Diagenesis of Cotton Valley Sandstone (Upper Jurassic), East Texas: Implications for Tight Gas Formation Pay Recognition

Abstract

The Upper Jurassic Cotton Valley sandstone comprises a thick siliciclastic sequence in the East Texas basin. These sediments were deposited in a dominantly progradational sequence of shallow marine and fluvial-deltaic environments. Along the eastern flank of the basin, natural gas is produced from low porosity and low-permeability reservoirs which have been stimulated by massive hydraulic fracturing. Cotton Valley sandstones generally are very fine-grained, well-sorted quartz arenites and subarkoses. Principal framework constituents are monocrystalline quartz and feldspars. The sandstones have a complex diagenetic history and are cemented by authigenic quartz, calcite, phyllosilicates, and iron oxides.

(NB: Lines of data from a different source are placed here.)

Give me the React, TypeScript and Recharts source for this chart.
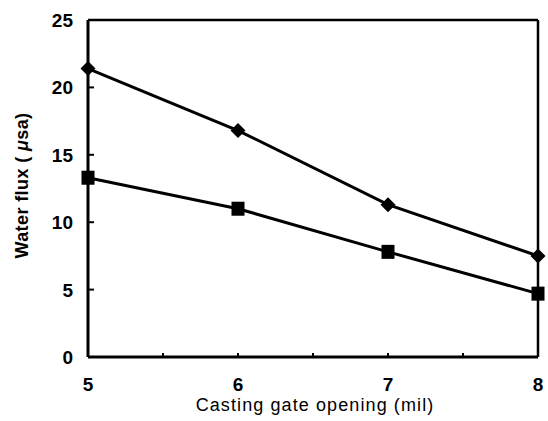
import React from 'react';
import { LineChart, Line, XAxis, YAxis, ReferenceLine } from 'recharts';

const gateOpening = [5, 6, 7, 8];
const fluxDiamond = [21.4, 16.8, 11.3, 7.5];
const fluxSquare = [13.3, 11.0, 7.8, 4.7];
const xTicks = [5, 5.5, 6, 6.5, 7, 7.5, 8];
const yTicks = [0, 5, 10, 15, 20, 25];

const data = gateOpening.map((g, i) => ({ g, a: fluxDiamond[i], b: fluxSquare[i] }));

const FONT = '"Liberation Sans", Arial, sans-serif';

const Diamond = (props: any) => {
  const { cx, cy } = props;
  if (cx == null || cy == null) return null;
  return <path d={`M${cx},${cy - 7.5} L${cx + 7.5},${cy} L${cx},${cy + 7.5} L${cx - 7.5},${cy} Z`} fill="#000" />;
};

const Square = (props: any) => {
  const { cx, cy } = props;
  if (cx == null || cy == null) return null;
  return <rect x={cx - 6.5} y={cy - 7} width={13} height={14} fill="#000" />;
};

const XTick = (props: any) => {
  const { x, payload } = props;
  const v = payload.value;
  if (!Number.isInteger(v)) return null;
  return (
    <text x={x} y={391} textAnchor="middle" fontSize={19} fontWeight="bold" fontFamily={FONT} fill="#000">
      {v}
    </text>
  );
};

const YTick = (props: any) => {
  const { y, payload } = props;
  return (
    <text x={73} y={y + 7} textAnchor="end" fontSize={19} fontWeight="bold" fontFamily={FONT} fill="#000">
      {payload.value}
    </text>
  );
};

export default function App() {
  return (
    <div style={{ position: 'absolute', left: 0, top: 0, background: '#fff' }}>
      <LineChart width={548} height={421} data={data} margin={{ top: 20, right: 10, bottom: 0, left: 0 }}>
        <XAxis
          dataKey="g"
          type="number"
          domain={[5, 8]}
          ticks={xTicks}
          height={64}
          tickSize={-4}
          tickMargin={28}
          axisLine={{ stroke: '#000', strokeWidth: 3 }}
          tickLine={{ stroke: '#000', strokeWidth: 2 }}
          tick={<XTick />}
          interval={0}
          label={(p: any) => {
            const vb = p.viewBox;
            return (
              <text x={vb.x + vb.width / 2 + 2} y={vb.y + 54} textAnchor="middle" fontSize={18} letterSpacing={1.1} fontFamily={FONT} fill="#000">
                Casting gate opening (mil)
              </text>
            );
          }}
        />
        <YAxis
          type="number"
          domain={[0, 25]}
          ticks={yTicks}
          width={88}
          tickSize={-6}
          tickMargin={22}
          axisLine={{ stroke: '#000', strokeWidth: 3 }}
          tickLine={{ stroke: '#000', strokeWidth: 2 }}
          tick={<YTick />}
          interval={0}
          label={(p: any) => {
            const vb = p.viewBox;
            const cy = vb.y + vb.height / 2 - 3;
            return (
              <text x={28} y={cy} transform={`rotate(-90, 28, ${cy})`} textAnchor="middle" fontSize={18} fontWeight="bold" letterSpacing={0.4} fontFamily={FONT} fill="#000">
                Water flux ( <tspan fontStyle="italic">μ</tspan>sa)
              </text>
            );
          }}
        />
        <ReferenceLine y={25} stroke="#000" strokeWidth={2.5} ifOverflow="visible" />
        <ReferenceLine x={8} stroke="#000" strokeWidth={2.5} ifOverflow="visible" />
        <Line dataKey="a" stroke="#000" strokeWidth={3} dot={<Diamond />} isAnimationActive={false} />
        <Line dataKey="b" stroke="#000" strokeWidth={3} dot={<Square />} isAnimationActive={false} />
      </LineChart>
    </div>
  );
}
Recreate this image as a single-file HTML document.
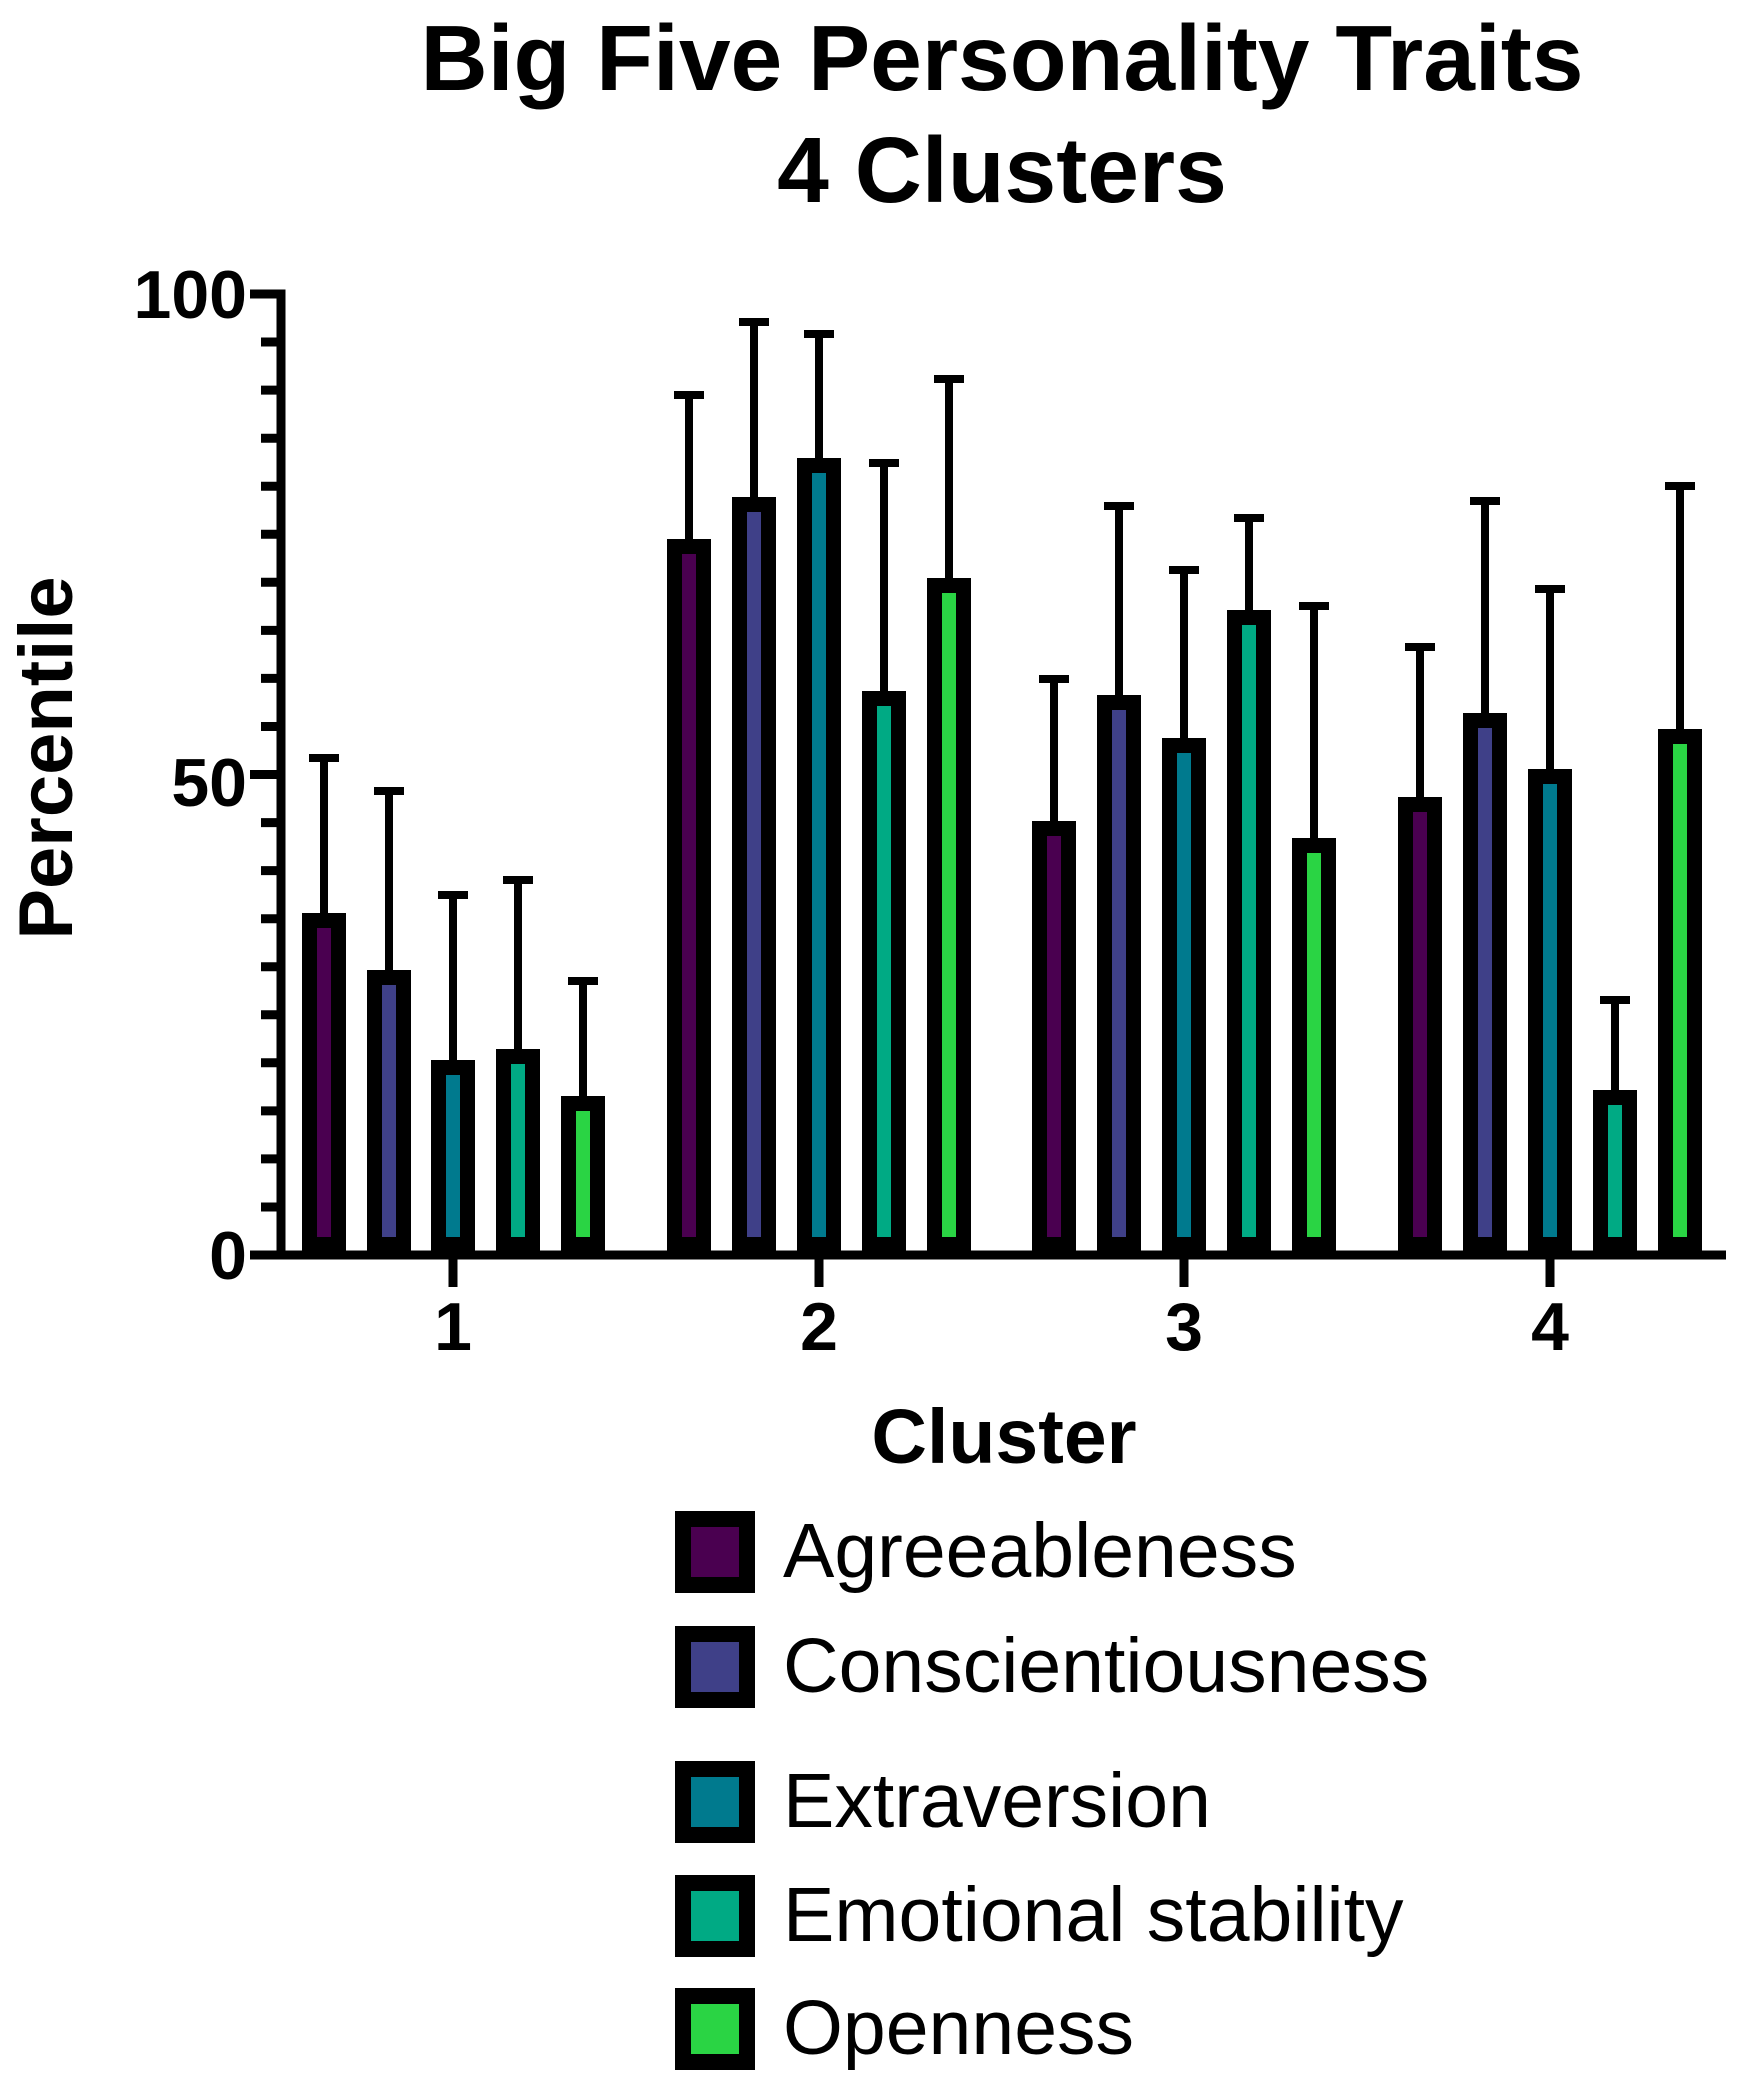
<!DOCTYPE html>
<html><head><meta charset="utf-8"><style>html,body{margin:0;padding:0;background:#fff}svg{display:block}</style></head><body>
<svg width="1760" height="2099" viewBox="0 0 1760 2099" xmlns="http://www.w3.org/2000/svg" font-family="Liberation Sans, Arial, sans-serif">
<text x="1002" y="90" font-size="93" font-weight="bold" text-anchor="middle">Big Five Personality Traits</text>
<text x="1002" y="202" font-size="93" font-weight="bold" text-anchor="middle">4 Clusters</text>
<text transform="translate(72,758) rotate(-90)" font-size="76" font-weight="bold" text-anchor="middle">Percentile</text>
<g font-size="68" font-weight="bold" text-anchor="end">
<text x="247" y="318">100</text><text x="247" y="806">50</text><text x="247" y="1279">0</text>
</g>
<g font-size="68" font-weight="bold" text-anchor="middle">
<text x="453" y="1350">1</text><text x="819" y="1350">2</text><text x="1184" y="1350">3</text><text x="1550" y="1350">4</text>
</g>
<text x="1004" y="1463" font-size="77" font-weight="bold" text-anchor="middle">Cluster</text>
<g id="bars" stroke="#000" transform="translate(0,-3)">
<g stroke-width="8"><line x1="324" y1="916" x2="324" y2="761"/><line x1="309" y1="761" x2="339" y2="761"/>
<line x1="389" y1="973" x2="389" y2="794"/><line x1="374" y1="794" x2="404" y2="794"/>
<line x1="453" y1="1063" x2="453" y2="898"/><line x1="438" y1="898" x2="468" y2="898"/>
<line x1="518" y1="1052" x2="518" y2="883"/><line x1="503" y1="883" x2="533" y2="883"/>
<line x1="583" y1="1099" x2="583" y2="984"/><line x1="568" y1="984" x2="598" y2="984"/>
<line x1="689" y1="542" x2="689" y2="398"/><line x1="674" y1="398" x2="704" y2="398"/>
<line x1="754" y1="500" x2="754" y2="325"/><line x1="739" y1="325" x2="769" y2="325"/>
<line x1="819" y1="461" x2="819" y2="337"/><line x1="804" y1="337" x2="834" y2="337"/>
<line x1="884" y1="694" x2="884" y2="466"/><line x1="869" y1="466" x2="899" y2="466"/>
<line x1="949" y1="581" x2="949" y2="382"/><line x1="934" y1="382" x2="964" y2="382"/>
<line x1="1054" y1="824" x2="1054" y2="682"/><line x1="1039" y1="682" x2="1069" y2="682"/>
<line x1="1119" y1="698" x2="1119" y2="509"/><line x1="1104" y1="509" x2="1134" y2="509"/>
<line x1="1184" y1="741" x2="1184" y2="573"/><line x1="1169" y1="573" x2="1199" y2="573"/>
<line x1="1249" y1="613" x2="1249" y2="521"/><line x1="1234" y1="521" x2="1264" y2="521"/>
<line x1="1314" y1="841" x2="1314" y2="609"/><line x1="1299" y1="609" x2="1329" y2="609"/>
<line x1="1420" y1="800" x2="1420" y2="650"/><line x1="1405" y1="650" x2="1435" y2="650"/>
<line x1="1485" y1="716" x2="1485" y2="504"/><line x1="1470" y1="504" x2="1500" y2="504"/>
<line x1="1550" y1="772" x2="1550" y2="592"/><line x1="1535" y1="592" x2="1565" y2="592"/>
<line x1="1615" y1="1093" x2="1615" y2="1003"/><line x1="1600" y1="1003" x2="1630" y2="1003"/>
<line x1="1680" y1="732" x2="1680" y2="489"/><line x1="1665" y1="489" x2="1695" y2="489"/>
</g>
<g stroke-width="15">
<rect x="309.5" y="923.5" width="29" height="324" fill="#4a0050"/>
<rect x="374.5" y="980.5" width="29" height="267" fill="#3f4088"/>
<rect x="438.5" y="1070.5" width="29" height="177" fill="#007a8e"/>
<rect x="503.5" y="1059.5" width="29" height="188" fill="#00aa84"/>
<rect x="568.5" y="1106.5" width="29" height="141" fill="#2ad444"/>
<rect x="674.5" y="549.5" width="29" height="698" fill="#4a0050"/>
<rect x="739.5" y="507.5" width="29" height="740" fill="#3f4088"/>
<rect x="804.5" y="468.5" width="29" height="779" fill="#007a8e"/>
<rect x="869.5" y="701.5" width="29" height="546" fill="#00aa84"/>
<rect x="934.5" y="588.5" width="29" height="659" fill="#2ad444"/>
<rect x="1039.5" y="831.5" width="29" height="416" fill="#4a0050"/>
<rect x="1104.5" y="705.5" width="29" height="542" fill="#3f4088"/>
<rect x="1169.5" y="748.5" width="29" height="499" fill="#007a8e"/>
<rect x="1234.5" y="620.5" width="29" height="627" fill="#00aa84"/>
<rect x="1299.5" y="848.5" width="29" height="399" fill="#2ad444"/>
<rect x="1405.5" y="807.5" width="29" height="440" fill="#4a0050"/>
<rect x="1470.5" y="723.5" width="29" height="524" fill="#3f4088"/>
<rect x="1535.5" y="779.5" width="29" height="468" fill="#007a8e"/>
<rect x="1600.5" y="1100.5" width="29" height="147" fill="#00aa84"/>
<rect x="1665.5" y="739.5" width="29" height="508" fill="#2ad444"/>
</g>
</g>
<g stroke="#000" stroke-width="9">
<line x1="281" y1="289.5" x2="281" y2="1259.5"/>
<line x1="250" y1="1255" x2="1726" y2="1255"/>
<line x1="250" y1="294" x2="281" y2="294"/>
<line x1="250" y1="774.5" x2="281" y2="774.5"/>
<line x1="453" y1="1255" x2="453" y2="1287"/>
<line x1="819" y1="1255" x2="819" y2="1287"/>
<line x1="1184" y1="1255" x2="1184" y2="1287"/>
<line x1="1550" y1="1255" x2="1550" y2="1287"/>
</g>
<g stroke="#000" stroke-width="9">
<line x1="261" y1="342" x2="281" y2="342"/><line x1="261" y1="390.1" x2="281" y2="390.1"/>
<line x1="261" y1="438.2" x2="281" y2="438.2"/><line x1="261" y1="486.2" x2="281" y2="486.2"/>
<line x1="261" y1="534.3" x2="281" y2="534.3"/><line x1="261" y1="582.3" x2="281" y2="582.3"/>
<line x1="261" y1="630.4" x2="281" y2="630.4"/><line x1="261" y1="678.4" x2="281" y2="678.4"/>
<line x1="261" y1="726.5" x2="281" y2="726.5"/>
<line x1="261" y1="822.6" x2="281" y2="822.6"/><line x1="261" y1="870.6" x2="281" y2="870.6"/>
<line x1="261" y1="918.7" x2="281" y2="918.7"/><line x1="261" y1="966.7" x2="281" y2="966.7"/>
<line x1="261" y1="1014.8" x2="281" y2="1014.8"/><line x1="261" y1="1062.8" x2="281" y2="1062.8"/>
<line x1="261" y1="1110.9" x2="281" y2="1110.9"/><line x1="261" y1="1158.9" x2="281" y2="1158.9"/>
<line x1="261" y1="1207" x2="281" y2="1207"/>
</g>
<g stroke="#000" stroke-width="16">
<rect x="683" y="1519" width="64" height="66" fill="#4a0050"/>
<rect x="683" y="1634" width="64" height="66" fill="#3f4088"/>
<rect x="683" y="1769" width="64" height="66" fill="#007a8e"/>
<rect x="683" y="1883" width="64" height="66" fill="#00aa84"/>
<rect x="683" y="1996" width="64" height="66" fill="#2ad444"/>
</g>
<g font-size="77">
<text x="783" y="1577">Agreeableness</text>
<text x="783" y="1692">Conscientiousness</text>
<text x="783" y="1827">Extraversion</text>
<text x="783" y="1941">Emotional stability</text>
<text x="783" y="2054">Openness</text>
</g>
</svg>
</body></html>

The most common paragenetic sequence of pore-fill minerals is (1) development of clay coats on grains, (2) formation of syntaxial overgrowths, (3) dissolution of unstable grains followed by precipitation of phyllosilicates, (4) precipitation of calcite in relict primary and secondary pores, and (5) replacement of grains by calcite resulting in a poikilotopic texture. Clean coarser grained sandstones may be cemented very early by calcite and progress to stage 5 with only intermediate episodes of grain and cement dissolution. Cotton Valley sandstones are classified by R-mode factor analysis into three groups which can be related to porosity characteristics and, therefore, can be used to predict potential reservoir rock. Type I rocks are tightly cemented by quartz and calcite and make a poor reservoir. Type II rocks have a high phyllosilicate content and abundant microporosity that may produce gas. Type III rocks have a high content of unstable grains and have well developed secondary porosity which can be of reservoir quality. Although there is a great overlap in rock types due to vertical and lateral inhomogeneity of the formation, end-member lithologies can be discriminated on the basis of log calculations of porosity and water saturation. Depositional environments were a major control on the diagenesis of the sands. Clean, well-winnowed sands deposited in high-energy environments became tightly cemented by silica overgrowths and sparry calcite. Sands deposited in lower energy environments contained detrital clays that inhibited nucleation of overgrowths and helped preserve porosity.